COMBINE-lab / alevin-fry

🐟 🔬🦀 alevin-fry is an efficient and flexible tool for processing single-cell sequencing data, currently focused on single-cell transcriptomics and feature barcoding.
https://alevin-fry.readthedocs.io
BSD 3-Clause "New" or "Revised" License
169 stars 15 forks source link

Only getting DIR:false after collate of SPLIT-seq #111

Closed davidaknowles closed 1 year ago

davidaknowles commented 1 year ago

Hi - I'm trying to run alevin-fry on the 150k mouse SPLIT-seq data from the original SPLIT-seq paper, roughly following the tutorial here: https://combine-lab.github.io/alevin-fry-tutorials/2022/split-seq/ (but of course with a mouse only index). My current issue is that after I run generate-permit-list and collate I get a collated rad file that only contains DIR:false (i.e. antisense) alignments, whereas before collation I see a mix (and actually about 2x DIR:true i.e. sense). Is this expected?

rob-p commented 1 year ago

Hi @davidaknowles,

Thanks for filing the issue / raising this question. This is an effect of how the collate command works that, admittedly, is not well documented (we'll aim to fix that).
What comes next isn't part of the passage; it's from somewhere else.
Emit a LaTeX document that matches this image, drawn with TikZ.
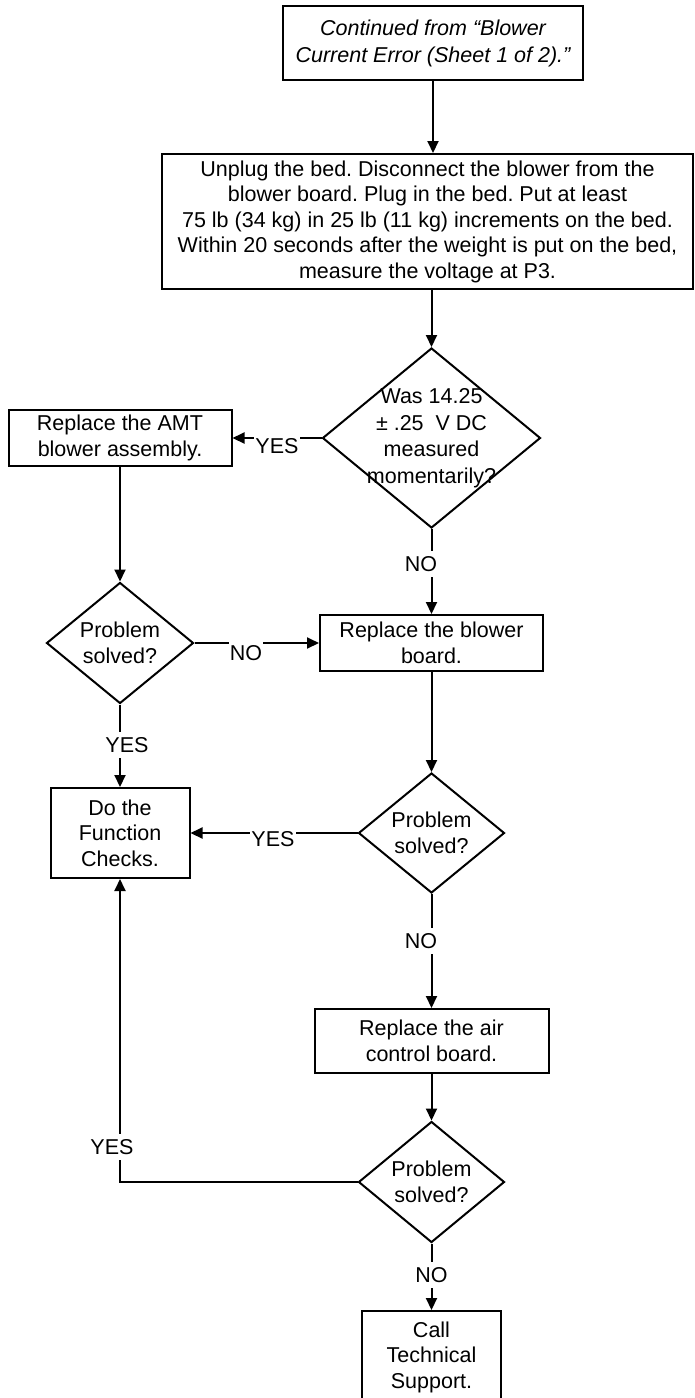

Basically, during collate, alevin-fry also filters out mappings that were not consistent with the required orientation specification. Since, in the filtered and collated RAD file, it is assumed that all reads have a "consistent" orientation, that information is no longer actively tracked, and the RAD file just marks the orientation of each mapping as FALSE. This behavior is somewhat of a historical artifact, but it's how the collate command currently works — since that information will no longer participate in quantification. If there is a good reason that one needs to retain that orientation information, however, we can work on supporting that and propagating the orientation to the collated RAD file.

Best, Rob

davidaknowles commented 1 year ago

Thanks for the rapid response! I think I can safely ignore orientation then.